▶ _Exercise_
Below are the records; give again exactly the lines from the one containing "Recreate this image as a LaTeX" through the one containing "(110,45) rectangle (606,497);", leaving out pictures.

▶ _Records from a data collection_
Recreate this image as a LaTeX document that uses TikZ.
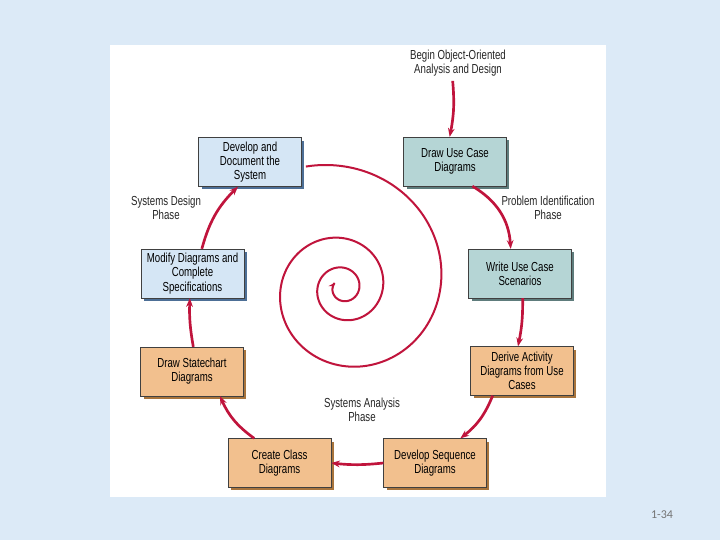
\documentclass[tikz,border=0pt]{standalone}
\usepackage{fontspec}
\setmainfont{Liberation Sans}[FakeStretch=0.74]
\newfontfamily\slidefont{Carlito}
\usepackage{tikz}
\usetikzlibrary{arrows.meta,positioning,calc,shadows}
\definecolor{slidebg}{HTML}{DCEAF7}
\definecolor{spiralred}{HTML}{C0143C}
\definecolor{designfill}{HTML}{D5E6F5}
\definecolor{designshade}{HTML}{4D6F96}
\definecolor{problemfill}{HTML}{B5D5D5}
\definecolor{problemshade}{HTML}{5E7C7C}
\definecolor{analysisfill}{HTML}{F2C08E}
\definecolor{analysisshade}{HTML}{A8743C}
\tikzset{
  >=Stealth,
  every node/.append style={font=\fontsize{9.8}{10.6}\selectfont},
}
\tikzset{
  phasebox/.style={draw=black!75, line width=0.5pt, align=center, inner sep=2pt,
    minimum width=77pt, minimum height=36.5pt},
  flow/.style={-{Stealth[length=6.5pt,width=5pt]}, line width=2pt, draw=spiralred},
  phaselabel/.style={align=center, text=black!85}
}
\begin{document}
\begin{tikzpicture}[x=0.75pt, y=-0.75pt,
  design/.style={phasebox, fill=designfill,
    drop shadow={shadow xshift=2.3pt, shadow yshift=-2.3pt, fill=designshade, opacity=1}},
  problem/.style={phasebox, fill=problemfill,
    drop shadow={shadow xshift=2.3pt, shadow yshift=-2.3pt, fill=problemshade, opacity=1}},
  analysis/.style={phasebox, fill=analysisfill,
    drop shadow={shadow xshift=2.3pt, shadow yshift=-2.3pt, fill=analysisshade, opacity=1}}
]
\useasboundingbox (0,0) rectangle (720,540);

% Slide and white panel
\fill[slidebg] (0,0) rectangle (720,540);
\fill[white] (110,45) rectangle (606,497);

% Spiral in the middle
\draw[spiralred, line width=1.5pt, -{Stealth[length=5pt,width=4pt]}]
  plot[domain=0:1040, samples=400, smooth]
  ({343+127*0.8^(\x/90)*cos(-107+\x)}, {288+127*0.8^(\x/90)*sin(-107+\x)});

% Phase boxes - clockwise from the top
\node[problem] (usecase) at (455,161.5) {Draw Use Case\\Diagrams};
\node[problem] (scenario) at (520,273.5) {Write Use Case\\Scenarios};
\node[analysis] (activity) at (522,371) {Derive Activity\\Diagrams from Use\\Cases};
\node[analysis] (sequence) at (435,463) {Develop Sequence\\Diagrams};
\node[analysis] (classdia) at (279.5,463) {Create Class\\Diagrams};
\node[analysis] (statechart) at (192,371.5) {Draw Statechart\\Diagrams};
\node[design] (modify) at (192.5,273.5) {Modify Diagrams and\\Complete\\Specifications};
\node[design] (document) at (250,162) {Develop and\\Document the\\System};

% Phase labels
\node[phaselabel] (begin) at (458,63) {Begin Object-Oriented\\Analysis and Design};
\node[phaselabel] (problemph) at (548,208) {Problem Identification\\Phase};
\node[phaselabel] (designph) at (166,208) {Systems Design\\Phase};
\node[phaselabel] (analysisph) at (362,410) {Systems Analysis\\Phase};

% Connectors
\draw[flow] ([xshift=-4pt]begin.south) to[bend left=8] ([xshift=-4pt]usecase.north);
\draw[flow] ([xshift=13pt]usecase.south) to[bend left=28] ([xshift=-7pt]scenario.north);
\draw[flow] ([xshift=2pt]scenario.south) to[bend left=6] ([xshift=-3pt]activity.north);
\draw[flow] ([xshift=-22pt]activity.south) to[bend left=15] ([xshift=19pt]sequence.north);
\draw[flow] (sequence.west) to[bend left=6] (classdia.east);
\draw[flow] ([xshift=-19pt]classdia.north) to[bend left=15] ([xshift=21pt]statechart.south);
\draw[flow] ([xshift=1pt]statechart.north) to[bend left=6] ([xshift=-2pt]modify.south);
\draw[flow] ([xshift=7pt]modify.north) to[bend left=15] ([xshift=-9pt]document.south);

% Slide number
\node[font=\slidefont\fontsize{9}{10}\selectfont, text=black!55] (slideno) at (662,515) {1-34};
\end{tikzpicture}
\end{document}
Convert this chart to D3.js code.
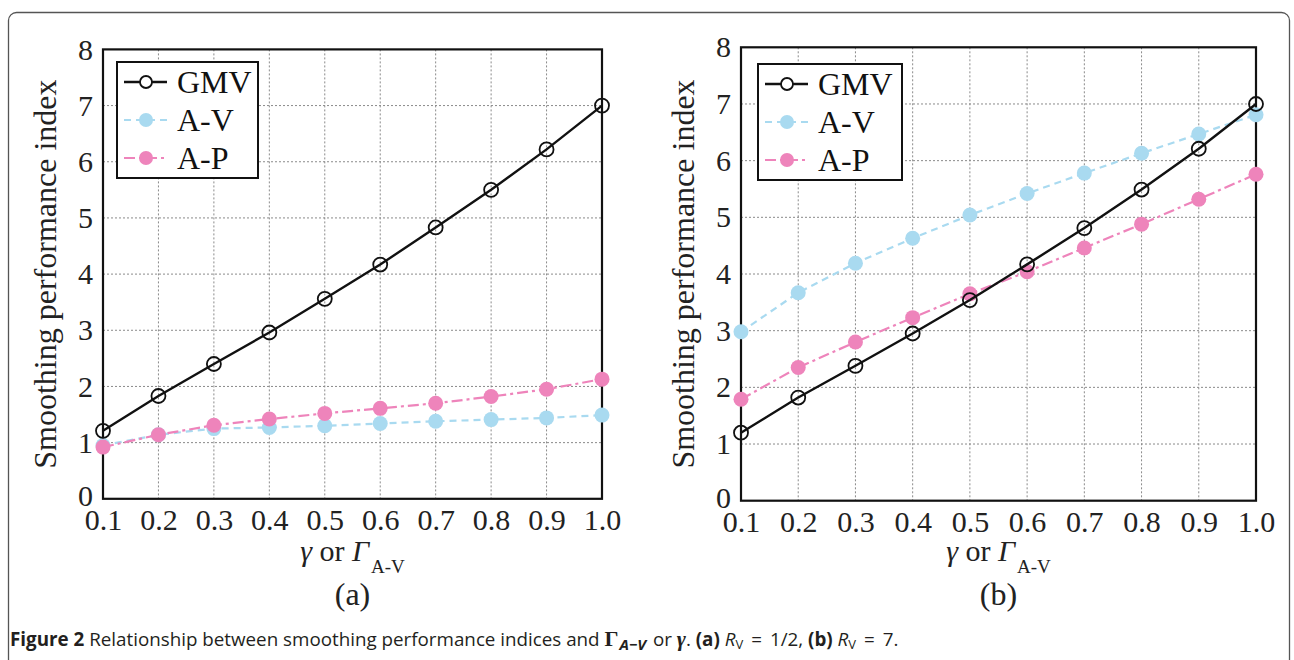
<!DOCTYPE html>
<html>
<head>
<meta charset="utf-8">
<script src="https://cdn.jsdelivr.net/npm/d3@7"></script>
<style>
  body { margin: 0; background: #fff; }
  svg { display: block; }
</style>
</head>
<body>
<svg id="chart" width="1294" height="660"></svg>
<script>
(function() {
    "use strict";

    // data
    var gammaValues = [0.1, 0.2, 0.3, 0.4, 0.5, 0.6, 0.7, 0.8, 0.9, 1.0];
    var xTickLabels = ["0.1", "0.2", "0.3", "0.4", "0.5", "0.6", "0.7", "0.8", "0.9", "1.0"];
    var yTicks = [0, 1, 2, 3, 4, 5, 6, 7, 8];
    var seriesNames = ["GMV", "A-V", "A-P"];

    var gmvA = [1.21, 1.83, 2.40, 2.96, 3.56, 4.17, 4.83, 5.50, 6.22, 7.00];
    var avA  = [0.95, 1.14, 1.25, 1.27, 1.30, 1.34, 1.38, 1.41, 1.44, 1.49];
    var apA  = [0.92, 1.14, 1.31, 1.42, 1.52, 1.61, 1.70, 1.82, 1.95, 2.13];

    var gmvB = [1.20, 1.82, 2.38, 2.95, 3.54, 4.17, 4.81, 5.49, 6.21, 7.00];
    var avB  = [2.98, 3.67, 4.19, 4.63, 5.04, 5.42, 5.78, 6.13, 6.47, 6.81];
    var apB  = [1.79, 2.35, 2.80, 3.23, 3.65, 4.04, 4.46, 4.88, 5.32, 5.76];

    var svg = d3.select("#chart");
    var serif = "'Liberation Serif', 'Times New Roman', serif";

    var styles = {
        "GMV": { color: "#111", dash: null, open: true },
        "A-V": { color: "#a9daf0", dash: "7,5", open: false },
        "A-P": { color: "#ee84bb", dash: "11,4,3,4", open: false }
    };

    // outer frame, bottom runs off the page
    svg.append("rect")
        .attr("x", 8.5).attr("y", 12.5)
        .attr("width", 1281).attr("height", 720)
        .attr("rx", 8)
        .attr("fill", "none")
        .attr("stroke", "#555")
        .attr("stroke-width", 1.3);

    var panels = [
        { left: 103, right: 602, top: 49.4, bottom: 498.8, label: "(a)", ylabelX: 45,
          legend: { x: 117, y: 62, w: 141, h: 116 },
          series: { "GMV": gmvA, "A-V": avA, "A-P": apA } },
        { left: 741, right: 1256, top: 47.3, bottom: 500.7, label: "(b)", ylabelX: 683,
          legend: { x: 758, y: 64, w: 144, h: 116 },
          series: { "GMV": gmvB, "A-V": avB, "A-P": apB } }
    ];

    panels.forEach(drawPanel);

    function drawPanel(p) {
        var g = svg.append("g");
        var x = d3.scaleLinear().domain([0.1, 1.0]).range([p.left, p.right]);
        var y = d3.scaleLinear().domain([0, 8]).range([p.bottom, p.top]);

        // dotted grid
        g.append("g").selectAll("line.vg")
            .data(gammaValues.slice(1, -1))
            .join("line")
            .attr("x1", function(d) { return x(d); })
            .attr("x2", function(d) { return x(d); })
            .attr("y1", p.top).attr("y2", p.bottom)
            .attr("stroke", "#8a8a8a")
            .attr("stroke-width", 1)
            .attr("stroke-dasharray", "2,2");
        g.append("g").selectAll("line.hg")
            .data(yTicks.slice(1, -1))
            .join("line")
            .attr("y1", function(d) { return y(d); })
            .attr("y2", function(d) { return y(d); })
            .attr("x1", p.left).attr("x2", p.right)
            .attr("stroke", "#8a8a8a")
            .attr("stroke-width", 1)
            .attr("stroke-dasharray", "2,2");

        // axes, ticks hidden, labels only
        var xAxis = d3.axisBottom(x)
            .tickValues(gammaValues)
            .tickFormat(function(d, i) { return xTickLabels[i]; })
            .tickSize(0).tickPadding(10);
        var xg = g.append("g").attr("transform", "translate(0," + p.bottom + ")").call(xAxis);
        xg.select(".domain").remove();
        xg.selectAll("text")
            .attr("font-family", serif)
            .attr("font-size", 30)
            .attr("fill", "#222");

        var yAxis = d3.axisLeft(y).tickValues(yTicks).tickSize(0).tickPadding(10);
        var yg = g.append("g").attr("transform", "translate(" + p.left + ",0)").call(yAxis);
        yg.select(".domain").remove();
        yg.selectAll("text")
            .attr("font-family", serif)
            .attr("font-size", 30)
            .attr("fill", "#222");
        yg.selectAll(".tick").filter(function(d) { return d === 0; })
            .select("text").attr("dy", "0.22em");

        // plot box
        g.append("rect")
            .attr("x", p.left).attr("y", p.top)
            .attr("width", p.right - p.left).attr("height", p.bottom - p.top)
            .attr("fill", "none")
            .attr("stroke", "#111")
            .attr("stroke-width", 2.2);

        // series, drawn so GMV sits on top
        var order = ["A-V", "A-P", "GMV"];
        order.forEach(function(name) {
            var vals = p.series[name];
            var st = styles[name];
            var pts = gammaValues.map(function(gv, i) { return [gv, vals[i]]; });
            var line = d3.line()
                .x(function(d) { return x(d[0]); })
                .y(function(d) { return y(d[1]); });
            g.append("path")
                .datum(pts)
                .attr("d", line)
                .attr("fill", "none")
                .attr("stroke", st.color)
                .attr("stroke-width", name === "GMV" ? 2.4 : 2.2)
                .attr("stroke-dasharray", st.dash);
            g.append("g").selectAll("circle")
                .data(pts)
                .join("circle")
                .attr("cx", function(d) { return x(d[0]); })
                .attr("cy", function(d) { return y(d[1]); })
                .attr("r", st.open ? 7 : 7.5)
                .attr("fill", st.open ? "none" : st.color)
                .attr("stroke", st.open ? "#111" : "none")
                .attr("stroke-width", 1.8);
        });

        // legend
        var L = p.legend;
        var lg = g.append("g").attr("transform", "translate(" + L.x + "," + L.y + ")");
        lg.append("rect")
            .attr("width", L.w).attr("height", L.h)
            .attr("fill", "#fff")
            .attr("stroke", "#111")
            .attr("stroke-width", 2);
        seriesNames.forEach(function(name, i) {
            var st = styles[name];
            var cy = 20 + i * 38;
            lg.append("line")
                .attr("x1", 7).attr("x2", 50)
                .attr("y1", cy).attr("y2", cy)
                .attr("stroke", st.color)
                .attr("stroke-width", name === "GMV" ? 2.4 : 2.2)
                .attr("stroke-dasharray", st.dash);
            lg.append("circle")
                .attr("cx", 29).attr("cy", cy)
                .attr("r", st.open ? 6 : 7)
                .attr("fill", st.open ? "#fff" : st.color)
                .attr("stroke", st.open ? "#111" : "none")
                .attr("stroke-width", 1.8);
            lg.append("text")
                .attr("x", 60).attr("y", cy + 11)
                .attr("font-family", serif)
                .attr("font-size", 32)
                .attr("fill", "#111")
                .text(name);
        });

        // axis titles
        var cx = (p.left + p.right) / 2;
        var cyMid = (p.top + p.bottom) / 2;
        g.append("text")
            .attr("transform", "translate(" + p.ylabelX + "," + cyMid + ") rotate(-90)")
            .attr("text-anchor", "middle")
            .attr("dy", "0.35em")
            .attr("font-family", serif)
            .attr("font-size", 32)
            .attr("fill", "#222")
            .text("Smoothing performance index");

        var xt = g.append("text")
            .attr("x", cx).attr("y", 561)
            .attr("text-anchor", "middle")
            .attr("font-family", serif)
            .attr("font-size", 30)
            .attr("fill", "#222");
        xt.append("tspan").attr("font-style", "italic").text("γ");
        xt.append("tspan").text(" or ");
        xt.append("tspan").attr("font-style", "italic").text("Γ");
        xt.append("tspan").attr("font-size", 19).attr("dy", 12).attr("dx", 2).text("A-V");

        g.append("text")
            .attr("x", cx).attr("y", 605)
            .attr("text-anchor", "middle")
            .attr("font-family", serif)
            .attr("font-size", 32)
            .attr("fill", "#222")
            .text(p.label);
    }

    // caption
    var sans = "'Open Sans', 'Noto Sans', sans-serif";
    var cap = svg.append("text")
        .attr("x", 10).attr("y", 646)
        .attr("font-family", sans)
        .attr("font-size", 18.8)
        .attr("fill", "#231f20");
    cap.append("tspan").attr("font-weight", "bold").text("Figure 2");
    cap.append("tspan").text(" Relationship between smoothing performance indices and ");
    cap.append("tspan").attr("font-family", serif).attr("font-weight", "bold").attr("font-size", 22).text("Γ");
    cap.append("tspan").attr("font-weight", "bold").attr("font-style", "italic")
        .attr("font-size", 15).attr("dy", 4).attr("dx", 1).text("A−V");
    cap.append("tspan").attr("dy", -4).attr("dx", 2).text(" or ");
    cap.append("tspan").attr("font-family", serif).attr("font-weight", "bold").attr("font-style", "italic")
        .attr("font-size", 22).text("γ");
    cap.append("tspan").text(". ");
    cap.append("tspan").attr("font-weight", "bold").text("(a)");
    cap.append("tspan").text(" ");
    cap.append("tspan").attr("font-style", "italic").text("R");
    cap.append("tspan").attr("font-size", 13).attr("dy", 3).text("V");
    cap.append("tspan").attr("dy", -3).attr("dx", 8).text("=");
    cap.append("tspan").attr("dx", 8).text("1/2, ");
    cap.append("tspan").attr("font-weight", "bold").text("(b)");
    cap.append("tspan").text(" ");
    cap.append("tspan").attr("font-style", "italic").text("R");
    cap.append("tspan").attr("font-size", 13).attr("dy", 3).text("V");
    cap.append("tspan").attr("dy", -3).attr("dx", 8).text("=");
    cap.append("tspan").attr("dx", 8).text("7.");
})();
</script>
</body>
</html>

* * *

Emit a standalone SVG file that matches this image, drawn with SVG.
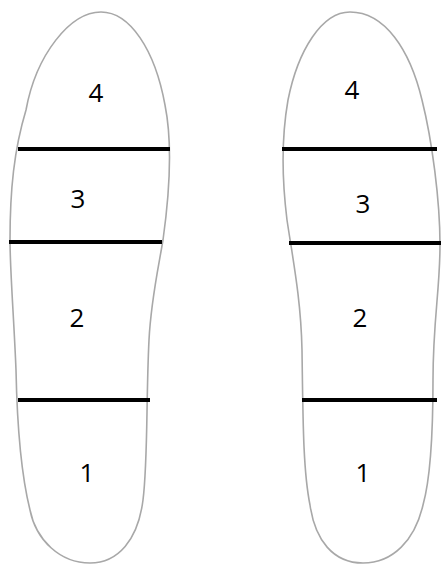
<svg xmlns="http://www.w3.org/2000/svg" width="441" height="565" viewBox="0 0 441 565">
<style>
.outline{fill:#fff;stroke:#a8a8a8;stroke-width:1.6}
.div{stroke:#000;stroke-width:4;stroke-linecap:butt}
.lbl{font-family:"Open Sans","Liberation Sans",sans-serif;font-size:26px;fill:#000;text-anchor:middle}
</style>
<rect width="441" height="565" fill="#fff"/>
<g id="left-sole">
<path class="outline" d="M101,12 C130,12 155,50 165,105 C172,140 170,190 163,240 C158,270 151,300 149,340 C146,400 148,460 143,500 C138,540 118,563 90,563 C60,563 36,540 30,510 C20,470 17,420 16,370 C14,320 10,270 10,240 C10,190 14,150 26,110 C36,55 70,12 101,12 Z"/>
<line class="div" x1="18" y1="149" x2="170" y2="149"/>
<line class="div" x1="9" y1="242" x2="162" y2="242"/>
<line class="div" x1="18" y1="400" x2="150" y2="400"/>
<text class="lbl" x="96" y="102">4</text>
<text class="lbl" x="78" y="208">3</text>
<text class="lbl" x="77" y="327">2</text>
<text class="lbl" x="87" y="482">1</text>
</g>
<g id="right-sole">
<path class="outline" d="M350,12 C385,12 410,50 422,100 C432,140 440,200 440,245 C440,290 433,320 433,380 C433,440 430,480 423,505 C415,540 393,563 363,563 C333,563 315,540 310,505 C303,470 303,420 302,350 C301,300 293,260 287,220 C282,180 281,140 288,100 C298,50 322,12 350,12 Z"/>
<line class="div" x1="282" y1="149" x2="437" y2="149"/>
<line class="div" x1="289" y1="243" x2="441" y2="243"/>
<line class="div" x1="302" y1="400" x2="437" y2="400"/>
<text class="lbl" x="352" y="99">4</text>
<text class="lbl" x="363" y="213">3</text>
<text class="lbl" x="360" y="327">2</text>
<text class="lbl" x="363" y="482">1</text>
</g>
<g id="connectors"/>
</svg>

--

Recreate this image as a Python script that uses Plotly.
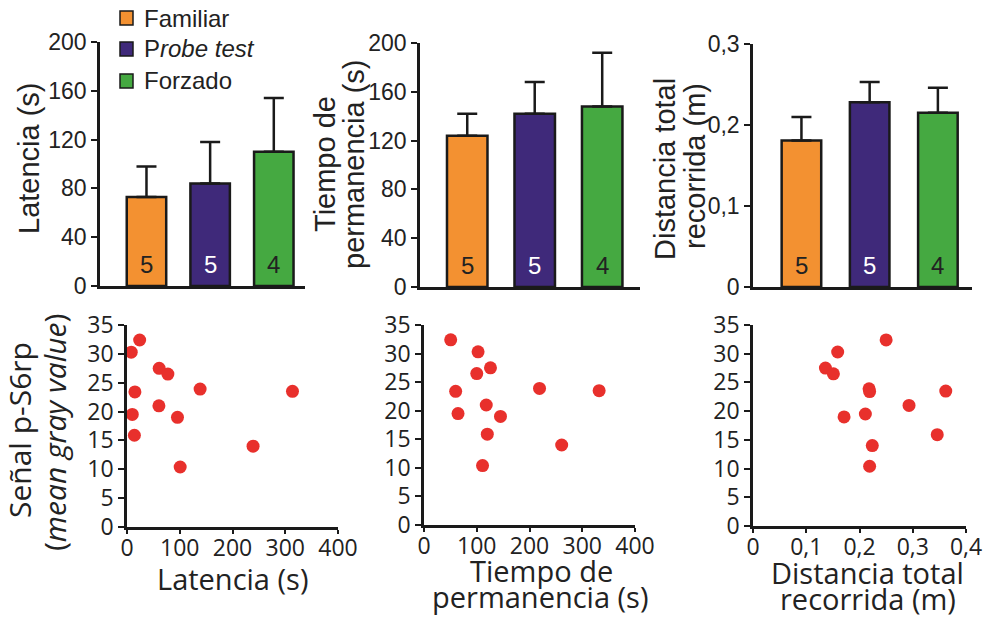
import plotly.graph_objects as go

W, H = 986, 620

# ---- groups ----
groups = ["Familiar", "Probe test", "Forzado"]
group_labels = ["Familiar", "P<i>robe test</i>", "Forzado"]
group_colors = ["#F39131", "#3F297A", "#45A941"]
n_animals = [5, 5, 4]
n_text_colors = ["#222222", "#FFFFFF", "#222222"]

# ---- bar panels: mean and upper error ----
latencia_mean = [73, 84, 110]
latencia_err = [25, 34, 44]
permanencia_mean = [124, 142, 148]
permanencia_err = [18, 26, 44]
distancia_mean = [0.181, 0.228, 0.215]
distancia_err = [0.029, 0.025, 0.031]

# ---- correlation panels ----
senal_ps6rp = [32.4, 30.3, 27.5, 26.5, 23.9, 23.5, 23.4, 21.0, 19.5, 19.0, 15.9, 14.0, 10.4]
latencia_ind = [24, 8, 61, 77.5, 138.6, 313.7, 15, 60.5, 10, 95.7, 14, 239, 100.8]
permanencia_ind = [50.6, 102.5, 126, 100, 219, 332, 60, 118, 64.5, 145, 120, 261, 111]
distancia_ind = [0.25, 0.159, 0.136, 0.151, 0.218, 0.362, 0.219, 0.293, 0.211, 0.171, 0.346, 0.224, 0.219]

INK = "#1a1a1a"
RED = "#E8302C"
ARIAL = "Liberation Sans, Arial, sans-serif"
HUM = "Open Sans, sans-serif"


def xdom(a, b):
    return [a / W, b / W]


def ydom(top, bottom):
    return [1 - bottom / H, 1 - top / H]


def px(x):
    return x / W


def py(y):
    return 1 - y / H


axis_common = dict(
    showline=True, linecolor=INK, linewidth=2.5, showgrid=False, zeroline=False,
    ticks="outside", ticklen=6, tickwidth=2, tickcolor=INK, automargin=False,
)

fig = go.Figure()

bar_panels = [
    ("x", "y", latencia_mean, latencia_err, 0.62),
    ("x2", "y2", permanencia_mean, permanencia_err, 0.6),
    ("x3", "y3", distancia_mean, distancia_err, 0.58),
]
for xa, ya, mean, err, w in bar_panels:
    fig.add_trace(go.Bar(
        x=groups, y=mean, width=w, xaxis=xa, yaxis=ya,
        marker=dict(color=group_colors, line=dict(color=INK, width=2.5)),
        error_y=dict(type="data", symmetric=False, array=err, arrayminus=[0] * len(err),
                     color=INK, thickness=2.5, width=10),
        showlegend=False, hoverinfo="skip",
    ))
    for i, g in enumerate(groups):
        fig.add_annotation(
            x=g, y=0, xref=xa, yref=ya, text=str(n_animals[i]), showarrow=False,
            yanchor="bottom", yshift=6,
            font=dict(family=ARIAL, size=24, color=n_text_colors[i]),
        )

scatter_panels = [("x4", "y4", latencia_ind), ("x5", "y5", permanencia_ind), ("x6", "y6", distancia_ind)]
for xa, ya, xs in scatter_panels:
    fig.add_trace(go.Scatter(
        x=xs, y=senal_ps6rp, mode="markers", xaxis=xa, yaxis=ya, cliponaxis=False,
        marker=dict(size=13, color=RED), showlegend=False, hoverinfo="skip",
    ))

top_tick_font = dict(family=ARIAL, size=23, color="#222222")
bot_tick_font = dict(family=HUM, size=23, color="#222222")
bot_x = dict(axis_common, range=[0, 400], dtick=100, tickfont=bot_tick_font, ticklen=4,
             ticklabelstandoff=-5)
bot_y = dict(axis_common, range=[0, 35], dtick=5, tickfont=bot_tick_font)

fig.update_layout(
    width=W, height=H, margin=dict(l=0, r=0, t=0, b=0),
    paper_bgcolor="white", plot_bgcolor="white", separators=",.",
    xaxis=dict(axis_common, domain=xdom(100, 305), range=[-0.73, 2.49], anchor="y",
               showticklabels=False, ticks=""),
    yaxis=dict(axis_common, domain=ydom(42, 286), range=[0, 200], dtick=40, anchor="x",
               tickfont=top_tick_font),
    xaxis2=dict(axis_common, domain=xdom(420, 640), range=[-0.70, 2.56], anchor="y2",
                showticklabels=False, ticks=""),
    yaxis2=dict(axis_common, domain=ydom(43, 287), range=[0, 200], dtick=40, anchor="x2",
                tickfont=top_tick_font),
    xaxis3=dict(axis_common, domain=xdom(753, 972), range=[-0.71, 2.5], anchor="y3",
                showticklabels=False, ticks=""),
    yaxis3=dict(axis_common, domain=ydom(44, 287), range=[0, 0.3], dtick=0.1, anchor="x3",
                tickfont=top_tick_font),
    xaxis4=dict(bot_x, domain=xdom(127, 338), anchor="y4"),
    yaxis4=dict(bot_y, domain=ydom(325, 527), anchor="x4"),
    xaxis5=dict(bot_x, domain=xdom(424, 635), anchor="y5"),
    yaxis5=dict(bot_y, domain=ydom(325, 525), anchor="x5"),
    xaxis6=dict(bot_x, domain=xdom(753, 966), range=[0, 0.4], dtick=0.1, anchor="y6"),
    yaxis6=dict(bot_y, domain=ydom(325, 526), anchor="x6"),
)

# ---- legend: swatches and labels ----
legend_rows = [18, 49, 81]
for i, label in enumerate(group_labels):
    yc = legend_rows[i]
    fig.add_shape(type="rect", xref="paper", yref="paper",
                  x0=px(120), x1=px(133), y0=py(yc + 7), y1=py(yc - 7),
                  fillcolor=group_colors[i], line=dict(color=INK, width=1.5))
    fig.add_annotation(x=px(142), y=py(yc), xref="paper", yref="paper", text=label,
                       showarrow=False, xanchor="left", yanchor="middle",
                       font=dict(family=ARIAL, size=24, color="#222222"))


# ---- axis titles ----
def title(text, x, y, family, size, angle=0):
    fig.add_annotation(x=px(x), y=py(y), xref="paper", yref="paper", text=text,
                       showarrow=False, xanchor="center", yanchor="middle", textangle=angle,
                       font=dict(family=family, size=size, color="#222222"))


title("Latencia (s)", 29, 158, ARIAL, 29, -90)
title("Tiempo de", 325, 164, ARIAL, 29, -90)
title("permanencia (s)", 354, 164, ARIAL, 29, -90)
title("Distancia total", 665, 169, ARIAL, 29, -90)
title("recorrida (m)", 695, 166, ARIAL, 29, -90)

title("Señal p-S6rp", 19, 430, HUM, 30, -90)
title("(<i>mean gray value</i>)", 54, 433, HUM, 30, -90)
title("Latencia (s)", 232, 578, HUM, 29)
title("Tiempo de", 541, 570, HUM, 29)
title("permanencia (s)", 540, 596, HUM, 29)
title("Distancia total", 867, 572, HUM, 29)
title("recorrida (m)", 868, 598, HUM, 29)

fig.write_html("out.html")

▶ _Written reply_
Recreate this image as a LaTeX document that uses TikZ.
\documentclass[tikz,border=0pt]{standalone}
\usepackage{fontspec}
\setmainfont{Liberation Sans}[FakeStretch=0.74]
\newfontfamily\slidefont{Carlito}
\usepackage{tikz}
\usetikzlibrary{arrows.meta,positioning,calc,shadows}
\definecolor{slidebg}{HTML}{DCEAF7}
\definecolor{spiralred}{HTML}{C0143C}
\definecolor{designfill}{HTML}{D5E6F5}
\definecolor{designshade}{HTML}{4D6F96}
\definecolor{problemfill}{HTML}{B5D5D5}
\definecolor{problemshade}{HTML}{5E7C7C}
\definecolor{analysisfill}{HTML}{F2C08E}
\definecolor{analysisshade}{HTML}{A8743C}
\tikzset{
  >=Stealth,
  every node/.append style={font=\fontsize{9.8}{10.6}\selectfont},
}
\tikzset{
  phasebox/.style={draw=black!75, line width=0.5pt, align=center, inner sep=2pt,
    minimum width=77pt, minimum height=36.5pt},
  flow/.style={-{Stealth[length=6.5pt,width=5pt]}, line width=2pt, draw=spiralred},
  phaselabel/.style={align=center, text=black!85}
}
\begin{document}
\begin{tikzpicture}[x=0.75pt, y=-0.75pt,
  design/.style={phasebox, fill=designfill,
    drop shadow={shadow xshift=2.3pt, shadow yshift=-2.3pt, fill=designshade, opacity=1}},
  problem/.style={phasebox, fill=problemfill,
    drop shadow={shadow xshift=2.3pt, shadow yshift=-2.3pt, fill=problemshade, opacity=1}},
  analysis/.style={phasebox, fill=analysisfill,
    drop shadow={shadow xshift=2.3pt, shadow yshift=-2.3pt, fill=analysisshade, opacity=1}}
]
\useasboundingbox (0,0) rectangle (720,540);

% Slide and white panel
\fill[slidebg] (0,0) rectangle (720,540);
\fill[white] (110,45) rectangle (606,497);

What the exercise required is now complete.